* Exercise objective: Gather every line in the records below that contains the word "LaTeX".

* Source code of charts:

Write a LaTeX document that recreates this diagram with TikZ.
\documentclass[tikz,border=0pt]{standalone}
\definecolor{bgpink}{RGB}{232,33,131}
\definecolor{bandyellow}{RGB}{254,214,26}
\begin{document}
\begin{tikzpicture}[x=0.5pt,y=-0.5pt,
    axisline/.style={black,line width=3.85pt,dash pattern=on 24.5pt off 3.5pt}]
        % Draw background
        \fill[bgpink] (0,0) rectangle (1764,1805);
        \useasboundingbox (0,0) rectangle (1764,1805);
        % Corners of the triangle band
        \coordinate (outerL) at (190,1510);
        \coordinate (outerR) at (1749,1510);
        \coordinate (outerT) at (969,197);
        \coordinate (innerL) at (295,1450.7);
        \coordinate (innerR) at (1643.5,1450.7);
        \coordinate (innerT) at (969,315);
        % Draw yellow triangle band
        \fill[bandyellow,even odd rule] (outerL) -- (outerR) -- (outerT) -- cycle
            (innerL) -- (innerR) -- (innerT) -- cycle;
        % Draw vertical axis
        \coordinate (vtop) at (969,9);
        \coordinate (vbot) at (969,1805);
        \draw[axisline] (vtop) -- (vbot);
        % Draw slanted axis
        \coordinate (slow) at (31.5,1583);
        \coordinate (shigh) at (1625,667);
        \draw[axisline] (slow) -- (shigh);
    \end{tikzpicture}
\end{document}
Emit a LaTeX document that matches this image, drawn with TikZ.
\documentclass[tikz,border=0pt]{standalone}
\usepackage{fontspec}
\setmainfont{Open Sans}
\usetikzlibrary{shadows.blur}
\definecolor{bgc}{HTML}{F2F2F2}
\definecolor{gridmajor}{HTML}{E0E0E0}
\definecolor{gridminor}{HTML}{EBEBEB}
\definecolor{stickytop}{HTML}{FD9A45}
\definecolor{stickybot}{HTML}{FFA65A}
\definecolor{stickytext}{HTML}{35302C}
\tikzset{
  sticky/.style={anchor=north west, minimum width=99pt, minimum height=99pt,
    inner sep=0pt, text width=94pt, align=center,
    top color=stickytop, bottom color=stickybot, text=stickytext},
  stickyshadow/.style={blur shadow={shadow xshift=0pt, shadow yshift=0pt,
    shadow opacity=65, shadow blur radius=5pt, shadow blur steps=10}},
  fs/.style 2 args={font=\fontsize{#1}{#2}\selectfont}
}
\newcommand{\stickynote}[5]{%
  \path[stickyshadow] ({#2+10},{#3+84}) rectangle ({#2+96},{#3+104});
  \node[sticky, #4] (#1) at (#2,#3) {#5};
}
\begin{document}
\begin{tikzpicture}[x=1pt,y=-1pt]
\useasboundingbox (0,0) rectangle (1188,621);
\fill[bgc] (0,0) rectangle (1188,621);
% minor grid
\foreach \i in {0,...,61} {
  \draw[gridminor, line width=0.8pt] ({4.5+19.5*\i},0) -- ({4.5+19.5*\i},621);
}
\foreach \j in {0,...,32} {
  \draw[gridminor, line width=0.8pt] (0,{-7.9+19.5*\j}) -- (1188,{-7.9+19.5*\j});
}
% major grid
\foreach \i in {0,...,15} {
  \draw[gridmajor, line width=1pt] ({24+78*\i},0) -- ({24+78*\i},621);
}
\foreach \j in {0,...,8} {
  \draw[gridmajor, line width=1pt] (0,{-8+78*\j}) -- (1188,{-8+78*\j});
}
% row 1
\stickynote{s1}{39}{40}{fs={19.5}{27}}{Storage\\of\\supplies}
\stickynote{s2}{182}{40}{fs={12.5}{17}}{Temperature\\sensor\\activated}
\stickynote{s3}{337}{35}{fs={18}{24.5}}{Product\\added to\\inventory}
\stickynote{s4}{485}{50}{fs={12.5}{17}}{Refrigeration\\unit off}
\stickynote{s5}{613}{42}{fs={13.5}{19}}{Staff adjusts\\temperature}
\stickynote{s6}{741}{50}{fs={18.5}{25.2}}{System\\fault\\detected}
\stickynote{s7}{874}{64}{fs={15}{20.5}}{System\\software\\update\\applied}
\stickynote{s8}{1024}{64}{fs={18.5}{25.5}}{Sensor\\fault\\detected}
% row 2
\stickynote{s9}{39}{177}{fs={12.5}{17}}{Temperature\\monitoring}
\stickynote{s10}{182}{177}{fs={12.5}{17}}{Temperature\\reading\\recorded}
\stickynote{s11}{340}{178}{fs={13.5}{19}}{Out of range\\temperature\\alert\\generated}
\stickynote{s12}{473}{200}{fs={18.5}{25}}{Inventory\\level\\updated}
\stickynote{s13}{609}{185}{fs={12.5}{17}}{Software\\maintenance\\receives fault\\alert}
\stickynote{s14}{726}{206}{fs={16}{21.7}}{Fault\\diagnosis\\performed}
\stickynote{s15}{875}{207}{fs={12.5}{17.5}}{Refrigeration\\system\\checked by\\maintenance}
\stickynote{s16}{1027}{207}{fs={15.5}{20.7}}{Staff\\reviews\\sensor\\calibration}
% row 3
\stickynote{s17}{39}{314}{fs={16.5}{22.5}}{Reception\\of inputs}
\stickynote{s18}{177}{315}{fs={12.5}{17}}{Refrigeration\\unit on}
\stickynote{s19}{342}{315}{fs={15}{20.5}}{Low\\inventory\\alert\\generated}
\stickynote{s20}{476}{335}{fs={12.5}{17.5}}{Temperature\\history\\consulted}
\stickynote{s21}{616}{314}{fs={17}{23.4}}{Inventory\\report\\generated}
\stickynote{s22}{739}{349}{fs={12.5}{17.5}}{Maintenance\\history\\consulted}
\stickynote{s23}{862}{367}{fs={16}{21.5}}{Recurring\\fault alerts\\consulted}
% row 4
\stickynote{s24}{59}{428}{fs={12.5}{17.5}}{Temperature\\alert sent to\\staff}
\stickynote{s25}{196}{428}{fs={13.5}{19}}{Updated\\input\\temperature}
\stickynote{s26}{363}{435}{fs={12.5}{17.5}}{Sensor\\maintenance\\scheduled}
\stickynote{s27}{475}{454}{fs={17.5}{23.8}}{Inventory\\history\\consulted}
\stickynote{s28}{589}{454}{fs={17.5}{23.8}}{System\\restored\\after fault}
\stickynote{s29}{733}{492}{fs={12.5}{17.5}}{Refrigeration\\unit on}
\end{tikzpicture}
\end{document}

* Reply:
Write a LaTeX document that recreates this diagram with TikZ.
Emit a LaTeX document that matches this image, drawn with TikZ.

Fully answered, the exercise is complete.